Но даже этот вздор нравился Ольге куда больше разговоров Сикорского. К слову, Сикорский и Туманов не выносили друг друга. Это было видно хотя бы потому, как каждый из них замолкал и принимал скучающий вид, стоило другому заговорить.
– Войну они проиграли, и это не удивительно, – начинал Сикорский, а Туманов поднимал глаза, изучая трещины на потолке или, напротив, принимался осматривать щели в полу. А Сикорский, не обращая на него внимания, продолжал:
– Вот посмотрите: с революцией они тоже ничего не смогут поделать. С таким бездарным правительством… До сих пор по Москве смеются над великим князем… Старикашка трясётся, скоро имя своё позабудет. А его ставят отвечать за вооружение!.. Кому ещё это придёт в голову, кроме человека, которому на всё наплевать!.. Чего же они добьются с таким командованием? В первой же большой, а, впрочем, нет – ведь прошедшая война не была большой, просто в первой же войне их ждёт страшное поражение – крах!.. И это очень хорошо… Да-с! Пусть лучше так.

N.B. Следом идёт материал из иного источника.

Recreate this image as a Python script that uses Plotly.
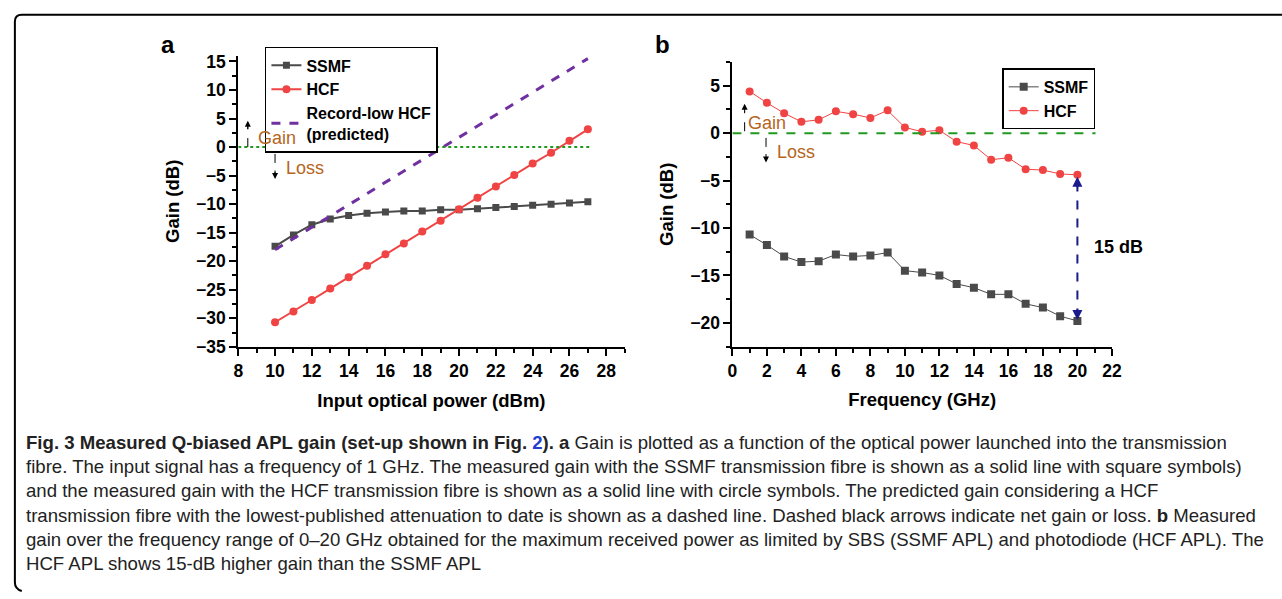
import plotly.graph_objects as go

# ---------------- data ----------------
# Panel a: gain vs input optical power
power_dbm = [10, 11, 12, 13, 14, 15, 16, 17, 18, 19, 20, 21, 22, 23, 24, 25, 26, 27]
ssmf_gain_a = [-17.4, -15.4, -13.6, -12.6, -12.0, -11.6, -11.4, -11.2, -11.2, -11.0,
               -11.0, -10.8, -10.6, -10.4, -10.2, -10.0, -9.8, -9.6]
hcf_gain_a = [-30.7, -28.8, -26.8, -24.8, -22.8, -20.8, -18.8, -16.9, -14.8, -12.9,
              -10.9, -8.9, -6.9, -4.9, -2.9, -1.0, 1.1, 3.1]
pred_power = [10, 27]
pred_gain = [-18.0, 15.5]

# Panel b: gain vs frequency
freq_ghz = [1, 2, 3, 4, 5, 6, 7, 8, 9, 10, 11, 12, 13, 14, 15, 16, 17, 18, 19, 20]
hcf_gain_b = [4.4, 3.2, 2.1, 1.2, 1.4, 2.3, 2.0, 1.6, 2.4, 0.6, 0.15, 0.3,
              -0.9, -1.3, -2.8, -2.6, -3.8, -3.9, -4.3, -4.4]
ssmf_gain_b = [-10.7, -11.8, -13.0, -13.6, -13.5, -12.8, -13.0, -12.9, -12.6, -14.5,
               -14.7, -15.0, -15.9, -16.3, -17.0, -17.0, -18.0, -18.4, -19.3, -19.8]

caption_lines = [
    "<b>Fig. 3 Measured Q-biased APL gain (set-up shown in Fig. <span style='color:#1f3fcf'>2</span>). a</b> Gain is plotted as a function of the optical power launched into the transmission",
    "fibre. The input signal has a frequency of 1 GHz. The measured gain with the SSMF transmission fibre is shown as a solid line with square symbols)",
    "and the measured gain with the HCF transmission fibre is shown as a solid line with circle symbols. The predicted gain considering a HCF",
    "transmission fibre with the lowest-published attenuation to date is shown as a dashed line. Dashed black arrows indicate net gain or loss. <b>b</b> Measured",
    "gain over the frequency range of 0–20 GHz obtained for the maximum received power as limited by SBS (SSMF APL) and photodiode (HCF APL). The",
    "HCF APL shows 15-dB higher gain than the SSMF APL",
]

# ---------------- styling ----------------
W, H = 1282, 599
def px(x):
    return x / W
def py(y):
    return 1 - y / H

FONT = "Liberation Sans, Arial, sans-serif"
GRAY = "#4a4a4a"
RED = "#f04343"
PURPLE = "#7030a0"
GREEN = "#1f9a1f"
BROWN = "#b5651d"
NAVY = "#1a1a8c"

fig = go.Figure()

# Panel a traces
fig.add_trace(go.Scatter(x=power_dbm, y=ssmf_gain_a, name="SSMF", mode="lines+markers",
                         line=dict(color=GRAY, width=2), marker=dict(symbol="square", size=7, color=GRAY),
                         xaxis="x", yaxis="y", legend="legend"))
fig.add_trace(go.Scatter(x=power_dbm, y=hcf_gain_a, name="HCF", mode="lines+markers",
                         line=dict(color=RED, width=2), marker=dict(symbol="circle", size=8, color=RED),
                         xaxis="x", yaxis="y", legend="legend"))
fig.add_trace(go.Scatter(x=pred_power, y=pred_gain, name="Record-low HCF<br>(predicted)", mode="lines",
                         line=dict(color=PURPLE, width=3, dash="dash"),
                         xaxis="x", yaxis="y", legend="legend"))

# Panel b traces
fig.add_trace(go.Scatter(x=freq_ghz, y=ssmf_gain_b, name="SSMF", mode="lines+markers",
                         line=dict(color=GRAY, width=1), marker=dict(symbol="square", size=8, color=GRAY),
                         xaxis="x2", yaxis="y2", legend="legend2"))
fig.add_trace(go.Scatter(x=freq_ghz, y=hcf_gain_b, name="HCF", mode="lines+markers",
                         line=dict(color=RED, width=1), marker=dict(symbol="circle", size=8, color=RED),
                         xaxis="x2", yaxis="y2", legend="legend2"))

axis_common = dict(showline=True, linecolor="black", linewidth=2, ticks="outside", ticklen=7,
                   tickwidth=2, tickcolor="black", showgrid=False, zeroline=False,
                   tickfont=dict(family=FONT, size=17.5, color="black", weight="bold"),
                   title_font=dict(family=FONT, size=18.5, color="black", weight="bold"),
                   minor=dict(ticks="outside", ticklen=4, tickwidth=1.5, tickcolor="black"))

fig.update_layout(
    width=W, height=H, margin=dict(l=0, r=0, t=0, b=0),
    paper_bgcolor="white", plot_bgcolor="white",
    font=dict(family=FONT, color="black"),
    xaxis=dict(axis_common, domain=[px(236), px(627)], range=[8, 29], dtick=2, tick0=8,
               minor_dtick=1, anchor="y", title=dict(text="Input optical power (dBm)", standoff=14)),
    yaxis=dict(axis_common, domain=[py(351), py(53)], range=[-35, 16], dtick=5, tick0=0,
               minor_dtick=2.5, anchor="x", title=dict(text="Gain (dB)", standoff=12)),
    xaxis2=dict(axis_common, domain=[px(736), px(1120)], range=[0, 22], dtick=2, tick0=0,
                minor_dtick=1, anchor="y2", title=dict(text="Frequency (GHz)", standoff=14)),
    yaxis2=dict(axis_common, domain=[py(350.7), py(59.4)], range=[-22.5, 7.5], dtick=5, tick0=0,
                minor_dtick=2.5, anchor="x2", title=dict(text="Gain (dB)", standoff=12)),
    legend=dict(x=px(263), y=py(44), xanchor="left", yanchor="top", bordercolor="black",
                borderwidth=1.5, bgcolor="white", tracegroupgap=0,
                font=dict(family=FONT, size=16, color="black", weight="bold")),
    legend2=dict(x=px(1009), y=py(66), xanchor="left", yanchor="top", bordercolor="black",
                 borderwidth=1.5, bgcolor="white", tracegroupgap=0,
                 font=dict(family=FONT, size=16, color="black", weight="bold")),
)

shapes = []
# zero lines
shapes.append(dict(type="line", xref="x", yref="y", x0=8, x1=27.2, y0=0, y1=0,
                   line=dict(color=GREEN, width=2, dash="dot")))
shapes.append(dict(type="line", xref="x2", yref="y2", x0=0, x1=21.05, y0=0, y1=0,
                   line=dict(color=GREEN, width=2, dash="dash")))
# gain/loss dashed stems panel a
shapes.append(dict(type="line", xref="x", yref="y", x0=8.52, x1=8.52, y0=0, y1=3.6,
                   line=dict(color="black", width=1, dash="dash")))
shapes.append(dict(type="line", xref="x", yref="y", x0=10.0, x1=10.0, y0=-1.2, y1=-4.8,
                   line=dict(color="black", width=1, dash="dash")))
# panel b
shapes.append(dict(type="line", xref="x2", yref="y2", x0=0.71, x1=0.71, y0=0.2, y1=2.3,
                   line=dict(color="black", width=1, dash="dash")))
shapes.append(dict(type="line", xref="x2", yref="y2", x0=1.95, x1=1.95, y0=-0.5, y1=-2.4,
                   line=dict(color="black", width=1, dash="dash")))
# 15 dB double arrow stem
shapes.append(dict(type="line", xref="x2", yref="y2", x0=20, x1=20, y0=-5.2, y1=-19.1,
                   line=dict(color=NAVY, width=2, dash="dash")))
# rounded figure border (left + top)
r = 7
path = (f"M {px(1300)},{py(11)} L {px(10 + r)},{py(11)} Q {px(10)},{py(11)} {px(10)},{py(11 + r)} "
        f"L {px(10)},{py(592)} Q {px(10)},{py(599)} {px(17)},{py(601)}")
shapes.append(dict(type="path", xref="paper", yref="paper", path=path,
                   line=dict(color="black", width=2)))
fig.update_layout(shapes=shapes)

ann = []
def head(x, y, xr, yr, ay, color="black", w=1, size=1.2):
    ann.append(dict(x=x, y=y, xref=xr, yref=yr, ax=0, ay=ay, text="", showarrow=True,
                    arrowhead=2, arrowsize=size, arrowwidth=w, arrowcolor=color, standoff=0))

head(8.52, 4.6, "x", "y", 10)
head(10.0, -5.6, "x", "y", -10)
head(0.71, 3.1, "x2", "y2", 10)
head(1.95, -3.1, "x2", "y2", -10)
head(20, -4.6, "x2", "y2", 12, NAVY, 2, 1)
head(20, -19.7, "x2", "y2", -12, NAVY, 2, 1)

txt_font = dict(family=FONT, size=18, color=BROWN)
ann.append(dict(x=10.11, y=1.6, xref="x", yref="y", text="Gain", showarrow=False, font=txt_font))
ann.append(dict(x=11.63, y=-3.7, xref="x", yref="y", text="Loss", showarrow=False, font=txt_font))
ann.append(dict(x=1.99, y=1.05, xref="x2", yref="y2", text="Gain", showarrow=False, font=txt_font))
ann.append(dict(x=3.69, y=-1.94, xref="x2", yref="y2", text="Loss", showarrow=False, font=txt_font))
ann.append(dict(x=20.85, y=-12.0, xref="x2", yref="y2", text="<b>15 dB</b>", showarrow=False,
                xanchor="left", font=dict(family=FONT, size=18, color="black")))

# panel labels
ann.append(dict(x=px(165), y=py(41), xref="paper", yref="paper", text="<b>a</b>", showarrow=False,
                xanchor="center", yanchor="middle", font=dict(family=FONT, size=24, color="black")))
ann.append(dict(x=px(665), y=py(41), xref="paper", yref="paper", text="<b>b</b>", showarrow=False,
                xanchor="center", yanchor="middle", font=dict(family=FONT, size=24, color="black")))

# caption
ann.append(dict(x=px(19), y=py(436), xref="paper", yref="paper", xanchor="left", yanchor="top",
                align="left", showarrow=False, text="<br>".join(caption_lines),
                font=dict(family=FONT, size=18.6, color="#222222")))
fig.update_layout(annotations=ann)

fig.write_html("out.html")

– Да, пусть так, – соглашался с ним Садовский. – Эти шатания… все эти настроения должны закончиться. Это должно во что-то вылиться. Не может так продолжаться вечно!.. В университете тоже неспокойно… Учиться некогда!.. Всё сходки, стихи читают, профессоров освистывают… А полиции – как студентов…
Проучившись несколько месяцев в Москве, Садовский был недоволен. Учиться и в самом деле почти не получалось – университет бурлил. Кроме того, Садовский сделал для себя ужасное открытие: медицина была ему противна. Несколько раз он уже с грустью вспомнил Харьков и математику и был зол на себя как за поспешное решение, так и за вынужденное сожаление о прошлом.
– Ненавижу я трупы! – жаловался он Сикорскому. – И чувствую, что никогда я к ним не привыкну. Копаться в человеческих отходах – что может быть гаже!..
– Зачем же ты ехал сюда? – удивлялся Сикорский. – Зачем тебе врачом быть?
– Чёрт его знает! – морщился Сергей и ерошил свои волосы. – Как-то я всё это себе не так представлял.
– Позволить себе что-то не так представить может твоя барынька. А вот тебе это непозволительно.
– Между прочим, Ольга Александровна моя в Бога верует… – непонятно к чему вставил как-то Садовский.